All history is revealed as experimentings and exercises in methods of gaining the consciousness of and unity with this single presence. Religions and religion first made the ideal clear, determined upon its actualization, and, despite a thousand failures, have always held the I-and-my-Father-are-one steadily before reluctantly obedient humanity. Each in his way, but none doubting, the religious leaders, the saints and the martyrs, heathen and Christian, forefelt, foreknew the unity that would come even when their own errors should have helped to bring it. They may have cursed the science necessary to bring it about, and their curse helped the bringing. Materialism and science may have denied the religious brother, but each was necessary to the other. Speculative philosophy and dialectic were but a training of expertness. The systems fail, but systematization succeeds in their failures. The art that should unite truth and beauty may have been untrue and unbeautiful, but it kept the vision, cheered the worker, and died for the new art coming or to come. The best and most serviceable tool of the Infinite Presence is civilization, and of its uses we are as yet only dreaming the most childish dreams.

For the one characterizing and dominant fact of the biologic process is the steady and measurable increase of its control of physical and chemical force. With every new and successful organism, — amœba, grass-blade, animal, man, — there is, by so much, a detachment of power from the inorganic, and an added gain of energy at the disposal of design and purpose. The clear pointing is to a vitalization of matter, at least a vital control of it and of its forces, a spiritualization of the mechanical. The inorganic, the infinities of space, time, matter, and force, in and of themselves are inconsequent, meaningless, have utterly no raison d’être. In the hands of spirit they may be of service, and their existence justified. The God of biology, the Infinite Presence, is patiently, increasingly, gaining such control by means of civilization.

“The moral law within” merits the grandeur of its office as seen by Kant, in that it is simply and solely the command of the Infinite Presence that we, his sons, must become his heirs, helpers, and copartners. That of old is the significance of all ethics; and of all religion, which is but duty vivified, obligation motived by love and graced by beauty. Morality is our obedience to the call; happiness, of the world or of any one of us, the proof that we have obeyed, the benediction of His “Well done!”

The commingling of transcendent ingenuity with mistakes, of plain comedy, and plainer tragedy, in the incarnation process, has its theoretical and its practical lessons. The Infinite Presence is made more familiar and lovable by them, despite the atheist’s scorn. They give proof of the spontaneous and indestructible primitive belief that, though omnipresent, He is not entirely omniscient, and far indeed from omnipotent.
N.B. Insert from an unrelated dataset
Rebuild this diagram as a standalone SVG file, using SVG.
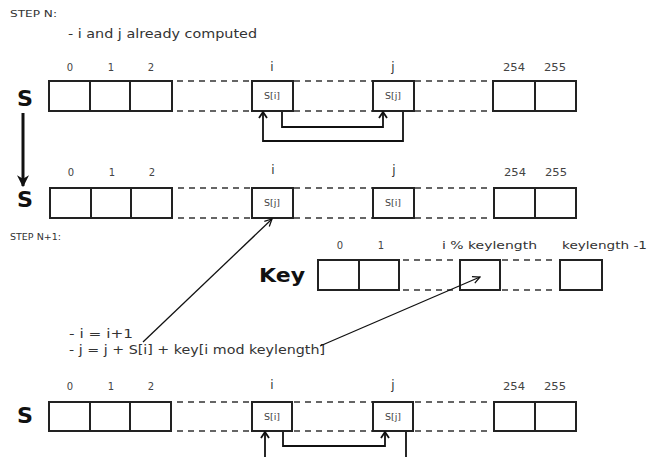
<svg xmlns="http://www.w3.org/2000/svg" width="649" height="457" viewBox="0 0 649 457">
<defs>
<marker id="open" viewBox="0 0 10 10" refX="9" refY="5" markerWidth="10" markerHeight="10" markerUnits="userSpaceOnUse" orient="auto">
<path d="M3,1 L9,5 L3,9" fill="none" stroke="#111" stroke-width="1.8"/>
</marker>
<marker id="thin" viewBox="0 0 10 10" refX="9" refY="5" markerWidth="9" markerHeight="9" markerUnits="userSpaceOnUse" orient="auto">
<path d="M1,1 L9,5 L1,9" fill="none" stroke="#111" stroke-width="1.4"/>
</marker>
<marker id="solid" viewBox="0 0 10 10" refX="5" refY="9" markerWidth="12" markerHeight="12" markerUnits="userSpaceOnUse" orient="0">
<path d="M0,0 L5,3 L10,0 L5,10 Z" fill="#111"/>
</marker>
</defs>
<style>
.cell{fill:#fff;stroke:#222;stroke-width:2}
.dash{stroke:#333;stroke-width:1.5;stroke-dasharray:6 5;fill:none}
.t{font-family:"DejaVu Sans",sans-serif;fill:#333}
.lbl{font-family:"DejaVu Sans",sans-serif;font-size:10px;fill:#444;text-anchor:middle}
.idx{font-family:"DejaVu Sans",sans-serif;font-size:12px;fill:#333;text-anchor:middle}
.in{font-family:"DejaVu Sans",sans-serif;font-size:9.5px;fill:#444;text-anchor:middle}
.big{font-family:"DejaVu Sans",sans-serif;font-weight:bold;fill:#111}
.con{fill:none;stroke:#111;stroke-width:1.8}
.ptr{fill:none;stroke:#111;stroke-width:1.3}
</style>

<text class="t" x="10" y="17" font-size="9.5" textLength="47" lengthAdjust="spacingAndGlyphs">STEP N:</text>
<text class="t" x="68" y="38" font-size="12" textLength="189" lengthAdjust="spacingAndGlyphs">- i and j already computed</text>

<g id="row1">
<text class="big" x="17" y="106" font-size="21" textLength="16" lengthAdjust="spacingAndGlyphs">S</text>
<text class="lbl" x="70" y="71">0</text><text class="lbl" x="111" y="71">1</text><text class="lbl" x="151" y="71">2</text>
<text class="idx" x="272" y="71">i</text><text class="idx" x="393" y="71">j</text>
<text class="lbl" x="514" y="71" textLength="22" lengthAdjust="spacingAndGlyphs">254</text><text class="lbl" x="555" y="71" textLength="22" lengthAdjust="spacingAndGlyphs">255</text>
<rect class="cell" x="49" y="81" width="41" height="30"/><rect class="cell" x="90" y="81" width="40" height="30"/><rect class="cell" x="130" y="81" width="42" height="30"/>
<path class="dash" d="M177,81H250M177,111H250M294,81H372M294,111H372M415,81H490M415,111H490"/>
<rect class="cell" x="252" y="81" width="41" height="30"/><text class="in" x="272" y="99">S[i]</text>
<rect class="cell" x="373" y="81" width="41" height="30"/><text class="in" x="393" y="99">S[j]</text>
<rect class="cell" x="493" y="81" width="42" height="30"/><rect class="cell" x="535" y="81" width="41" height="30"/>
</g>

<g id="row2">
<text class="big" x="17" y="207" font-size="21" textLength="16" lengthAdjust="spacingAndGlyphs">S</text>
<text class="lbl" x="71" y="176">0</text><text class="lbl" x="112" y="176">1</text><text class="lbl" x="152" y="176">2</text>
<text class="idx" x="273" y="174">i</text><text class="idx" x="394" y="174">j</text>
<text class="lbl" x="515" y="176" textLength="22" lengthAdjust="spacingAndGlyphs">254</text><text class="lbl" x="556" y="176" textLength="22" lengthAdjust="spacingAndGlyphs">255</text>
<rect class="cell" x="50" y="188" width="41" height="30"/><rect class="cell" x="91" y="188" width="40" height="30"/><rect class="cell" x="131" y="188" width="41" height="30"/>
<path class="dash" d="M178,188H250M178,218H250M294,188H372M294,218H372M415,188H490M415,218H490"/>
<rect class="cell" x="252" y="188" width="41" height="30"/><text class="in" x="272" y="206">S[j]</text>
<rect class="cell" x="373" y="188" width="41" height="30"/><text class="in" x="393" y="206">S[i]</text>
<rect class="cell" x="494" y="188" width="41" height="30"/><rect class="cell" x="535" y="188" width="41" height="30"/>
</g>

<text class="t" x="10" y="240" font-size="9.5" textLength="51" lengthAdjust="spacingAndGlyphs">STEP N+1:</text>

<g id="key">
<text class="big" x="259" y="282" font-size="19" textLength="46" lengthAdjust="spacingAndGlyphs">Key</text>
<text class="lbl" x="340" y="249">0</text><text class="lbl" x="381" y="249">1</text>
<text class="t" x="442" y="249" font-size="11" textLength="95" lengthAdjust="spacingAndGlyphs">i % keylength</text>
<text class="t" x="562" y="249" font-size="11" textLength="85" lengthAdjust="spacingAndGlyphs">keylength -1</text>
<rect class="cell" x="318" y="260" width="41" height="30"/><rect class="cell" x="359" y="260" width="40" height="30"/>
<path class="dash" d="M403,260H458M403,290H458M502,260H556M502,290H556"/>
<rect class="cell" x="460" y="260" width="40" height="30"/>
<rect class="cell" x="560" y="260" width="42" height="30"/>
</g>

<g id="ops">
<text class="t" x="69" y="338" font-size="12" textLength="64" lengthAdjust="spacingAndGlyphs">- i = i+1</text>
<text class="t" x="69" y="354" font-size="12" textLength="256" lengthAdjust="spacingAndGlyphs">- j = j + S[i] + key[i mod keylength]</text>
</g>

<g id="row3">
<text class="big" x="17" y="423" font-size="21" textLength="16" lengthAdjust="spacingAndGlyphs">S</text>
<text class="lbl" x="70" y="390">0</text><text class="lbl" x="111" y="390">1</text><text class="lbl" x="151" y="390">2</text>
<text class="idx" x="272" y="389">i</text><text class="idx" x="393" y="389">j</text>
<text class="lbl" x="514" y="390" textLength="22" lengthAdjust="spacingAndGlyphs">254</text><text class="lbl" x="555" y="390" textLength="22" lengthAdjust="spacingAndGlyphs">255</text>
<rect class="cell" x="49" y="402" width="41" height="29"/><rect class="cell" x="90" y="402" width="40" height="29"/><rect class="cell" x="130" y="402" width="41" height="29"/>
<path class="dash" d="M177,402H250M177,431H250M294,402H372M294,431H372M415,402H490M415,431H490"/>
<rect class="cell" x="252" y="402" width="40" height="29"/><text class="in" x="272" y="420">S[i]</text>
<rect class="cell" x="373" y="402" width="40" height="29"/><text class="in" x="393" y="420">S[j]</text>
<rect class="cell" x="494" y="402" width="41" height="29"/><rect class="cell" x="535" y="402" width="41" height="29"/>
</g>

<g id="connectors">
<path class="con" d="M282,112V127H383V112" marker-end="url(#open)"/>
<path class="con" d="M403,112V141H263V112" marker-end="url(#open)"/>
<path d="M23,113V186" stroke="#111" stroke-width="3" fill="none" marker-end="url(#solid)"/>
<path class="ptr" d="M143,342L272,219" marker-end="url(#thin)"/>
<path class="ptr" d="M320,346L480,277" marker-end="url(#thin)"/>
<path class="con" d="M283,432V446H385V432" marker-end="url(#open)"/>
<path class="con" d="M406,432V457"/>
<path class="con" d="M265,457V432" marker-end="url(#open)"/>
</g>
</svg>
They convince us that He is both Father and Elder Brother (surely He is, although of whence and how we have no thought), who wrests from Fate a new world of design and freedom, and to whom the ancient fatalisms are yielding progressive obedience. The unsuccesses in the copartnership are those who theoretically or practically deny the kinship, seeking selfish instead of corporate advantage. They are the sinners, the disobedients by choice. Then there are the failures, his mistakes or ours, the defective classes, the parasites, the pessimists, the suicides, — the egotists of all sorts and kinds. Are there too few obedients left? Ours the fault, at least in part, and certainly ours the misfortune. To us most clear of all comes His call to help!

  1. The distance traveled by light in one year, at the rate of 186,500 miles per second.